(Records contained in a dataset)
* Start *

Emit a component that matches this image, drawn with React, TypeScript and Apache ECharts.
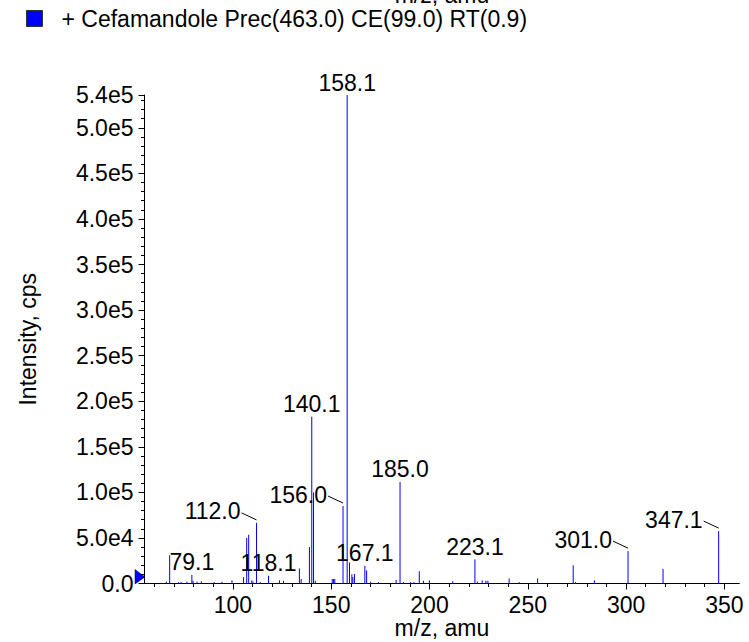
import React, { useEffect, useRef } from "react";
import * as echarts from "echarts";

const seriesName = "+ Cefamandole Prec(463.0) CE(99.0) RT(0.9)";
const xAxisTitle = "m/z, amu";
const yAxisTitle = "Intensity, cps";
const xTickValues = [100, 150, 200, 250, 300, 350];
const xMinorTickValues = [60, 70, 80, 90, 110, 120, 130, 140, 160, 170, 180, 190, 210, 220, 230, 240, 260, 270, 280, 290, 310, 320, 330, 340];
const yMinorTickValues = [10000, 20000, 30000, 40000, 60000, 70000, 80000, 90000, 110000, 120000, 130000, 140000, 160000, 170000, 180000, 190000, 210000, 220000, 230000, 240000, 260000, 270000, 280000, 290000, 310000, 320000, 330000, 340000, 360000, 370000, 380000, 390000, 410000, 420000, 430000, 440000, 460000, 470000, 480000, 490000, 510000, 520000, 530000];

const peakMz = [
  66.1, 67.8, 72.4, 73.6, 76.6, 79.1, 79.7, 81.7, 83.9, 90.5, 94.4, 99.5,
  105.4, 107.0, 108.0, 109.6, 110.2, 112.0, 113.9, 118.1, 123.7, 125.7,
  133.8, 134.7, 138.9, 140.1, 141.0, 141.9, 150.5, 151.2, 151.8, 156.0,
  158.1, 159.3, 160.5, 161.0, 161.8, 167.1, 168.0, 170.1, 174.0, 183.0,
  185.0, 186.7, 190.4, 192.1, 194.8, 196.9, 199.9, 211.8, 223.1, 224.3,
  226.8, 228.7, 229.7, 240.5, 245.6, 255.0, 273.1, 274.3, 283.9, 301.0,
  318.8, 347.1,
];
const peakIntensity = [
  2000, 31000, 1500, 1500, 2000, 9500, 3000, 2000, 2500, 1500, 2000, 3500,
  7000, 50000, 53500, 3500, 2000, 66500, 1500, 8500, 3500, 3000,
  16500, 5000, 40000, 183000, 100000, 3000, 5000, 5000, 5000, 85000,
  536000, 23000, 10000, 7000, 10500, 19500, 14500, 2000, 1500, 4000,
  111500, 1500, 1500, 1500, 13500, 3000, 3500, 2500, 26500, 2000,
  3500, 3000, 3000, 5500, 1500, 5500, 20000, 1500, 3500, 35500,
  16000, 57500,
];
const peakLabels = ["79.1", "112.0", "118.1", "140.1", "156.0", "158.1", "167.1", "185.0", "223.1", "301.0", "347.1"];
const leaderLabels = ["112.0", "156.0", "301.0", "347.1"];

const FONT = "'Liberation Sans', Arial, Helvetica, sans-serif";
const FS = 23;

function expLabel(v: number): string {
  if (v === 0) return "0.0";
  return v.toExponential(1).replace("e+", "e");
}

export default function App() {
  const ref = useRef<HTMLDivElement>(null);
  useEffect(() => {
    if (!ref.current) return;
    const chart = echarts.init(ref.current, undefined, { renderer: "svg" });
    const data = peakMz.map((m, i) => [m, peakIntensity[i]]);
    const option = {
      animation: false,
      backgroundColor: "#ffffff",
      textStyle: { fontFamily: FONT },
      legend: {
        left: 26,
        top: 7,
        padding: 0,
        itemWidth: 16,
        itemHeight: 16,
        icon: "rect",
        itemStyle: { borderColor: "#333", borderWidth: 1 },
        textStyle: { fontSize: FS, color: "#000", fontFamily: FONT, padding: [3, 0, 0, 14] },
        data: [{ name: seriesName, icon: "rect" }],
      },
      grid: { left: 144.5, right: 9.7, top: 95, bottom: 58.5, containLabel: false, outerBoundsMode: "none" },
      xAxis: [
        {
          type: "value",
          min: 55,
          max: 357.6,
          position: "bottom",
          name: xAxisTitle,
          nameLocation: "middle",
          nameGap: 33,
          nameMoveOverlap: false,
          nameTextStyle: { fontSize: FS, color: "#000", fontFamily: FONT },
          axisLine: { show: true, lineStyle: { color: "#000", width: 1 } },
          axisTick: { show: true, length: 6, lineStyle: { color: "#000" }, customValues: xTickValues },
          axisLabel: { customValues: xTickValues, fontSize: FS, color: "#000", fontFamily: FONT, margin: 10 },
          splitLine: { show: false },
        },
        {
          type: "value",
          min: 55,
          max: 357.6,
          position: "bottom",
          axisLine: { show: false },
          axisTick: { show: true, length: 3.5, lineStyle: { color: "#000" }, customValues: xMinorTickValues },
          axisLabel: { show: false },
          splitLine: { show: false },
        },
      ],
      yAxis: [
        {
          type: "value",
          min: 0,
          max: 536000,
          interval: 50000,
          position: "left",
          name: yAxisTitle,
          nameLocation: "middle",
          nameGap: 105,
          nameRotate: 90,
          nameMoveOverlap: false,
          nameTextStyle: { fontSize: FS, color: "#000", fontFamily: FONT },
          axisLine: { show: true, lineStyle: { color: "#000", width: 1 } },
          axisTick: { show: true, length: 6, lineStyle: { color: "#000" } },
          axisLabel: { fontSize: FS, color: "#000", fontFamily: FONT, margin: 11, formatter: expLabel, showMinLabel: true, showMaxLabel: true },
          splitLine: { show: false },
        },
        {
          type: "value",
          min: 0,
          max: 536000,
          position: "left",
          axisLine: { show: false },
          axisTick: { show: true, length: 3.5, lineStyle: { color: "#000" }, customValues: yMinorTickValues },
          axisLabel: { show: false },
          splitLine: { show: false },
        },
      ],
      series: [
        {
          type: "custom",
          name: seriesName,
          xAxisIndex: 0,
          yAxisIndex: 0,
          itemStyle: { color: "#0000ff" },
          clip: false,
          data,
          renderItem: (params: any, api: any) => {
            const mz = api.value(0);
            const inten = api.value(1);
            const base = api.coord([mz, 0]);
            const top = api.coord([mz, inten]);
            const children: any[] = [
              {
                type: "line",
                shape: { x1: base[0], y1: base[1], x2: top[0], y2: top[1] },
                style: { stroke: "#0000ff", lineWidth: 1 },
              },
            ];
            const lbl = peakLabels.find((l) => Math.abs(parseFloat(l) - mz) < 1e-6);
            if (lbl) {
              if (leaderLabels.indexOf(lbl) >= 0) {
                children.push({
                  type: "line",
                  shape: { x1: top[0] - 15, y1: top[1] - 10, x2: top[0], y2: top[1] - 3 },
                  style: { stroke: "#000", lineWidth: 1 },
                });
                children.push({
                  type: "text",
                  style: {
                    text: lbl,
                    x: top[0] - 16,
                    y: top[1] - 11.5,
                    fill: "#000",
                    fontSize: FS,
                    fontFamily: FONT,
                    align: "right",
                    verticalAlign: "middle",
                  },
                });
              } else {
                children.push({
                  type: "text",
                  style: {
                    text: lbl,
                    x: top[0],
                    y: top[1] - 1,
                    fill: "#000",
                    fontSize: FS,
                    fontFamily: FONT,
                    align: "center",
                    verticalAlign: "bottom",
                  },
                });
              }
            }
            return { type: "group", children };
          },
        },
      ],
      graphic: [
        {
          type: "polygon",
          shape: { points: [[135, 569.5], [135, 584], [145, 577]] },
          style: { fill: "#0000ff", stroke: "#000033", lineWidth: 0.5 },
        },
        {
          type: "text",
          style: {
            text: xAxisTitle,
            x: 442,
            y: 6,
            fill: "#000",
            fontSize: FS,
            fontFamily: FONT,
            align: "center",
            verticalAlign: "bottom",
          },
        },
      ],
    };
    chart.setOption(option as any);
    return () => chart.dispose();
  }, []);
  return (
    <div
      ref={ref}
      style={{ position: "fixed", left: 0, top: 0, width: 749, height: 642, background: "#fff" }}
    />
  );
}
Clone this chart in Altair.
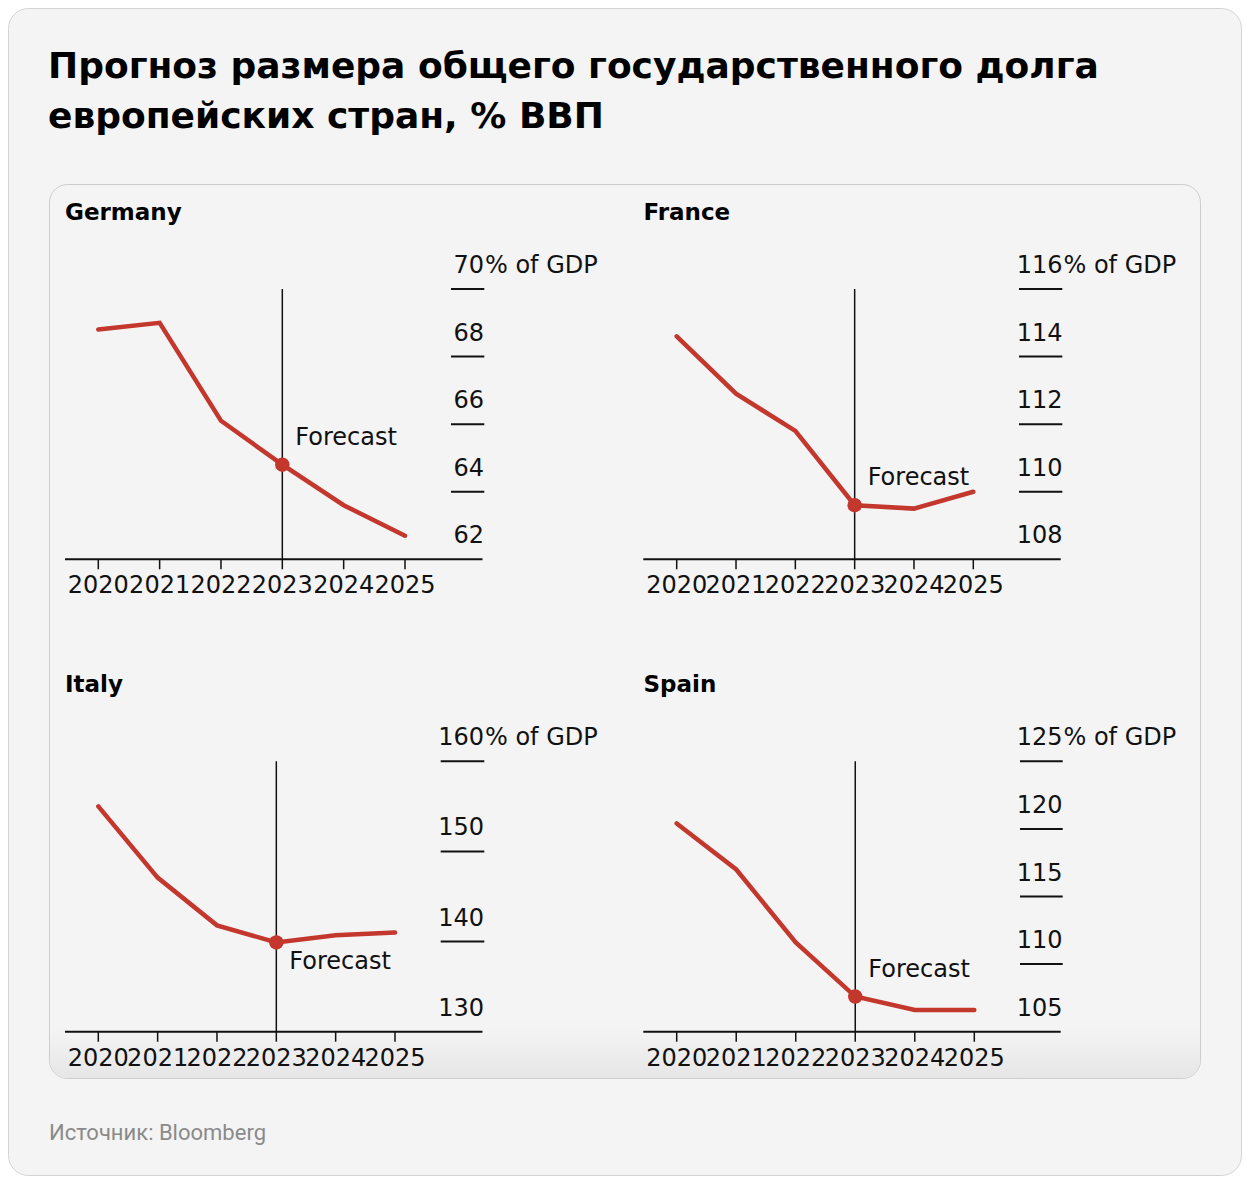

* End *

Print all of the records shown above exactly, leaving out each picture.

_Expected answer_:
Emit a component that matches this image, drawn with React, TypeScript and Apache ECharts.
import React, { useEffect, useRef } from "react";
import * as echarts from "echarts";

const seriesName = "+ Cefamandole Prec(463.0) CE(99.0) RT(0.9)";
const xAxisTitle = "m/z, amu";
const yAxisTitle = "Intensity, cps";
const xTickValues = [100, 150, 200, 250, 300, 350];
const xMinorTickValues = [60, 70, 80, 90, 110, 120, 130, 140, 160, 170, 180, 190, 210, 220, 230, 240, 260, 270, 280, 290, 310, 320, 330, 340];
const yMinorTickValues = [10000, 20000, 30000, 40000, 60000, 70000, 80000, 90000, 110000, 120000, 130000, 140000, 160000, 170000, 180000, 190000, 210000, 220000, 230000, 240000, 260000, 270000, 280000, 290000, 310000, 320000, 330000, 340000, 360000, 370000, 380000, 390000, 410000, 420000, 430000, 440000, 460000, 470000, 480000, 490000, 510000, 520000, 530000];

const peakMz = [
  66.1, 67.8, 72.4, 73.6, 76.6, 79.1, 79.7, 81.7, 83.9, 90.5, 94.4, 99.5,
  105.4, 107.0, 108.0, 109.6, 110.2, 112.0, 113.9, 118.1, 123.7, 125.7,
  133.8, 134.7, 138.9, 140.1, 141.0, 141.9, 150.5, 151.2, 151.8, 156.0,
  158.1, 159.3, 160.5, 161.0, 161.8, 167.1, 168.0, 170.1, 174.0, 183.0,
  185.0, 186.7, 190.4, 192.1, 194.8, 196.9, 199.9, 211.8, 223.1, 224.3,
  226.8, 228.7, 229.7, 240.5, 245.6, 255.0, 273.1, 274.3, 283.9, 301.0,
  318.8, 347.1,
];
const peakIntensity = [
  2000, 31000, 1500, 1500, 2000, 9500, 3000, 2000, 2500, 1500, 2000, 3500,
  7000, 50000, 53500, 3500, 2000, 66500, 1500, 8500, 3500, 3000,
  16500, 5000, 40000, 183000, 100000, 3000, 5000, 5000, 5000, 85000,
  536000, 23000, 10000, 7000, 10500, 19500, 14500, 2000, 1500, 4000,
  111500, 1500, 1500, 1500, 13500, 3000, 3500, 2500, 26500, 2000,
  3500, 3000, 3000, 5500, 1500, 5500, 20000, 1500, 3500, 35500,
  16000, 57500,
];
const peakLabels = ["79.1", "112.0", "118.1", "140.1", "156.0", "158.1", "167.1", "185.0", "223.1", "301.0", "347.1"];
const leaderLabels = ["112.0", "156.0", "301.0", "347.1"];

const FONT = "'Liberation Sans', Arial, Helvetica, sans-serif";
const FS = 23;

function expLabel(v: number): string {
  if (v === 0) return "0.0";
  return v.toExponential(1).replace("e+", "e");
}

export default function App() {
  const ref = useRef<HTMLDivElement>(null);
  useEffect(() => {
    if (!ref.current) return;
    const chart = echarts.init(ref.current, undefined, { renderer: "svg" });
    const data = peakMz.map((m, i) => [m, peakIntensity[i]]);
    const option = {
      animation: false,
      backgroundColor: "#ffffff",
      textStyle: { fontFamily: FONT },
      legend: {
        left: 26,
        top: 7,
        padding: 0,
        itemWidth: 16,
        itemHeight: 16,
        icon: "rect",
        itemStyle: { borderColor: "#333", borderWidth: 1 },
        textStyle: { fontSize: FS, color: "#000", fontFamily: FONT, padding: [3, 0, 0, 14] },
        data: [{ name: seriesName, icon: "rect" }],
      },
      grid: { left: 144.5, right: 9.7, top: 95, bottom: 58.5, containLabel: false, outerBoundsMode: "none" },
      xAxis: [
        {
          type: "value",
          min: 55,
          max: 357.6,
          position: "bottom",
          name: xAxisTitle,
          nameLocation: "middle",
          nameGap: 33,
          nameMoveOverlap: false,
          nameTextStyle: { fontSize: FS, color: "#000", fontFamily: FONT },
          axisLine: { show: true, lineStyle: { color: "#000", width: 1 } },
          axisTick: { show: true, length: 6, lineStyle: { color: "#000" }, customValues: xTickValues },
          axisLabel: { customValues: xTickValues, fontSize: FS, color: "#000", fontFamily: FONT, margin: 10 },
          splitLine: { show: false },
        },
        {
          type: "value",
          min: 55,
          max: 357.6,
          position: "bottom",
          axisLine: { show: false },
          axisTick: { show: true, length: 3.5, lineStyle: { color: "#000" }, customValues: xMinorTickValues },
          axisLabel: { show: false },
          splitLine: { show: false },
        },
      ],
      yAxis: [
        {
          type: "value",
          min: 0,
          max: 536000,
          interval: 50000,
          position: "left",
          name: yAxisTitle,
          nameLocation: "middle",
          nameGap: 105,
          nameRotate: 90,
          nameMoveOverlap: false,
          nameTextStyle: { fontSize: FS, color: "#000", fontFamily: FONT },
          axisLine: { show: true, lineStyle: { color: "#000", width: 1 } },
          axisTick: { show: true, length: 6, lineStyle: { color: "#000" } },
          axisLabel: { fontSize: FS, color: "#000", fontFamily: FONT, margin: 11, formatter: expLabel, showMinLabel: true, showMaxLabel: true },
          splitLine: { show: false },
        },
        {
          type: "value",
          min: 0,
          max: 536000,
          position: "left",
          axisLine: { show: false },
          axisTick: { show: true, length: 3.5, lineStyle: { color: "#000" }, customValues: yMinorTickValues },
          axisLabel: { show: false },
          splitLine: { show: false },
        },
      ],
      series: [
        {
          type: "custom",
          name: seriesName,
          xAxisIndex: 0,
          yAxisIndex: 0,
          itemStyle: { color: "#0000ff" },
          clip: false,
          data,
          renderItem: (params: any, api: any) => {
            const mz = api.value(0);
            const inten = api.value(1);
            const base = api.coord([mz, 0]);
            const top = api.coord([mz, inten]);
            const children: any[] = [
              {
                type: "line",
                shape: { x1: base[0], y1: base[1], x2: top[0], y2: top[1] },
                style: { stroke: "#0000ff", lineWidth: 1 },
              },
            ];
            const lbl = peakLabels.find((l) => Math.abs(parseFloat(l) - mz) < 1e-6);
            if (lbl) {
              if (leaderLabels.indexOf(lbl) >= 0) {
                children.push({
                  type: "line",
                  shape: { x1: top[0] - 15, y1: top[1] - 10, x2: top[0], y2: top[1] - 3 },
                  style: { stroke: "#000", lineWidth: 1 },
                });
                children.push({
                  type: "text",
                  style: {
                    text: lbl,
                    x: top[0] - 16,
                    y: top[1] - 11.5,
                    fill: "#000",
                    fontSize: FS,
                    fontFamily: FONT,
                    align: "right",
                    verticalAlign: "middle",
                  },
                });
              } else {
                children.push({
                  type: "text",
                  style: {
                    text: lbl,
                    x: top[0],
                    y: top[1] - 1,
                    fill: "#000",
                    fontSize: FS,
                    fontFamily: FONT,
                    align: "center",
                    verticalAlign: "bottom",
                  },
                });
              }
            }
            return { type: "group", children };
          },
        },
      ],
      graphic: [
        {
          type: "polygon",
          shape: { points: [[135, 569.5], [135, 584], [145, 577]] },
          style: { fill: "#0000ff", stroke: "#000033", lineWidth: 0.5 },
        },
        {
          type: "text",
          style: {
            text: xAxisTitle,
            x: 442,
            y: 6,
            fill: "#000",
            fontSize: FS,
            fontFamily: FONT,
            align: "center",
            verticalAlign: "bottom",
          },
        },
      ],
    };
    chart.setOption(option as any);
    return () => chart.dispose();
  }, []);
  return (
    <div
      ref={ref}
      style={{ position: "fixed", left: 0, top: 0, width: 749, height: 642, background: "#fff" }}
    />
  );
}
Clone this chart in Altair.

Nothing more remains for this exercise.